Who Will Sing For Me 
(Composer: Thomas J. Farris / Time 2:56)

Background
The song is credited to Thomas J Farris in 1944. However, it is possible that a version existed decades earlier. The story behind the lyrics remains unknown, however it is a song that has been recorded by many artists ranging from the Grateful Dead to Emmylou Harris.


Recording Approach
This is a very interesting song. On one hand Farris is writing about death and being alone. On the other, I believe it’s also a song of curiosity if not contentment. My goal was to use instruments which lightened the message (so mandolin backing up a guitar), and use a bit faster tempo than is normally the case.

Mansion Over the Hilltop 
(Composer: Ira Stanphill  / Time 3:28)

Background
Ira Stanphill was in the audience one night in 1949 when a motivational speaker who’d had a failing business related an experience that he’d had that helped turn things around. He was driving his car around one afternoon, despondent and considering solutions when he came upon an old dilapidated shack. It was forlorn, the roof had holes and in disrepair and a young girl sat on the porch with a beat-up doll. The girl was obviously from a poor family as her clothing was torn, and her hair disheveled. The businessman pulled up and asked her “little girl, how can you be so happy when you need new clothes and a new doll, too?” She pointed to a place behind the shack and said “my daddy’s building us a brand-new mansion over the hilltop.” Stanphill was inspired by the story, and began writing Mansion Over the Hilltop.

Recording Approach
This is a song of hope. How Stanphill wove such a positive message into a Gospel song is truly amazing. As a songwriter you are often seeking out some simile or de facto parallel universe in which to bed your message. And I believe Stanphill did so beautifully in this song. So, for this recording I wanted instrumentation that reflected a happy overall theme, and the guitar was able to deliver by taking a lot of the workload.

 

Keep on the Sunny Side 
(Composers: Ada Blenkhorn, J. Howard Entwisle / Time: 3:02)

Background
The lyrics of Keep on the Sunny Side were authored by Ada Blenkhorn in 1899. His nephew was disabled and always asked for his wheelchair to be pushed on “sunny side” of the street. Music was then put to the words by J. Howard Entwisle. The song remained relatively obscure until a 1928 recording of it by the Carter Family gained popularity, and became their “theme song” on radio over the years. When patriarch A.P. Carter passed away, the family’s gold record of the song was embedded into his tombstone.


Recording Approach
I believe what makes this song truly great is the chorus. It is upbeat, optimistic and lively. And to make it stand out, a great harmony works well. So, my approach was to record the main vocal at a low register for me-almost too low (no kidding?).
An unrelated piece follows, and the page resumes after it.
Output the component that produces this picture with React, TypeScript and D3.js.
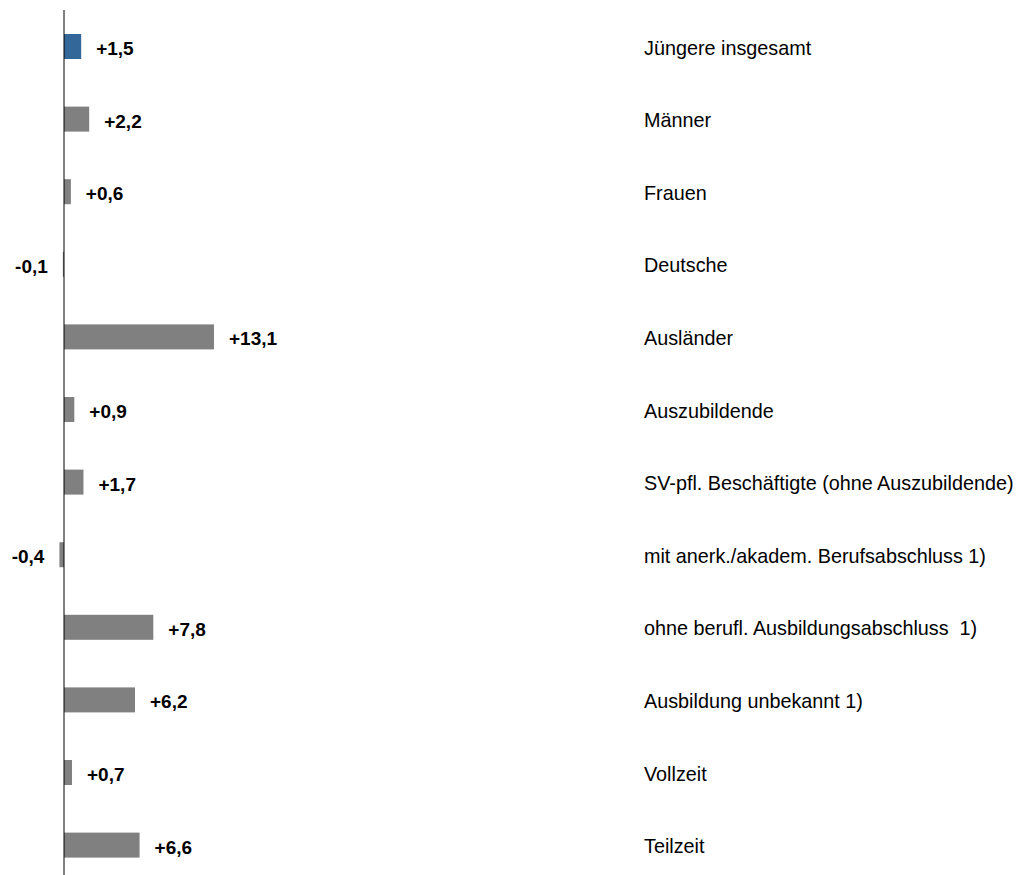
import React from "react";
import * as d3 from "d3";

// Veränderung gegenüber Vorjahr in Prozent
const categories: string[] = [
  "Jüngere insgesamt",
  "Männer",
  "Frauen",
  "Deutsche",
  "Ausländer",
  "Auszubildende",
  "SV-pfl. Beschäftigte (ohne Auszubildende)",
  "mit anerk./akadem. Berufsabschluss 1)",
  "ohne berufl. Ausbildungsabschluss  1)",
  "Ausbildung unbekannt 1)",
  "Vollzeit",
  "Teilzeit",
];

const values: number[] = [1.5, 2.2, 0.6, -0.1, 13.1, 0.9, 1.7, -0.4, 7.8, 6.2, 0.7, 6.6];

const valueLabels: string[] = [
  "+1,5", "+2,2", "+0,6", "-0,1", "+13,1", "+0,9",
  "+1,7", "-0,4", "+7,8", "+6,2", "+0,7", "+6,6",
];

const WIDTH = 1021;
const HEIGHT = 875;

export default function App() {
  const x = d3.scaleLinear().domain([0, 13.1]).range([64, 214]);
  const y = d3
    .scalePoint<string>()
    .domain(categories)
    .range([10.2, 881.4])
    .padding(0.5);
  const barH = 25;
  const font = "Arial, 'Liberation Sans', Helvetica, sans-serif";

  return (
    <div style={{ position: "fixed", left: 0, top: 0, background: "#fff" }}>
      <svg width={WIDTH} height={HEIGHT} style={{ display: "block" }}>
        <rect width={WIDTH} height={HEIGHT} fill="#fff" />
        {categories.map((c, i) => {
          const v = values[i];
          const cy = y(c) as number;
          const x0 = x(Math.min(0, v));
          const x1 = x(Math.max(0, v));
          const fill = i === 0 ? "#336699" : "#808080";
          return (
            <g key={c}>
              <rect
                x={x0}
                y={cy - barH / 2}
                width={Math.max(0.8, x1 - x0)}
                height={barH}
                fill={fill}
              />
              <text
                x={v >= 0 ? x(v) + 15 : x(v) - 15}
                y={cy + 8.5}
                textAnchor={v >= 0 ? "start" : "end"}
                fontFamily={font}
                fontWeight="bold"
                fontSize={19}
                fill="#000"
              >
                {valueLabels[i]}
              </text>
              <text
                x={644}
                y={cy + 8}
                fontFamily={font}
                fontSize={19.8}
                fill="#000"
                style={{ whiteSpace: "pre" }}
              >
                {c}
              </text>
            </g>
          );
        })}
        <line x1={x(0)} x2={x(0)} y1={10} y2={HEIGHT} stroke="#000" strokeWidth={1} />
      </svg>
    </div>
  );
}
But this allowed for a strong harmony vocal. The other thing was using and applying instruments that lend to the upbeat, happy main message of this song

 

Rock of Ages 
(Composer: Augustus Toplady / Time 2:56)

Background
Rock of Ages was written in 1763 by Reverand Augustus Toplady. It is believed that Toplady drew his inspiration for Rock of Ages from an incident while traveling along a gorge. He was suddenly caught by a bad storm, and took shelter within the gorge. While waiting for the storm to subside, he huddled by a rock and scribbled down the initial lyrics.

Recording Approach
This is a beautiful hymn. But musically it has a very slow tempo, so was a challenge to arrange. The chorus/refrain is extremely powerful, and so I again used harmony in the chorus to accentuate that. Also, by incorporating the 12-string guitar for a short break I thought broke up any dark mood. Overall I didn’t want to mess it up with a lot of instrumentation since Toplady’s music itself does the main job.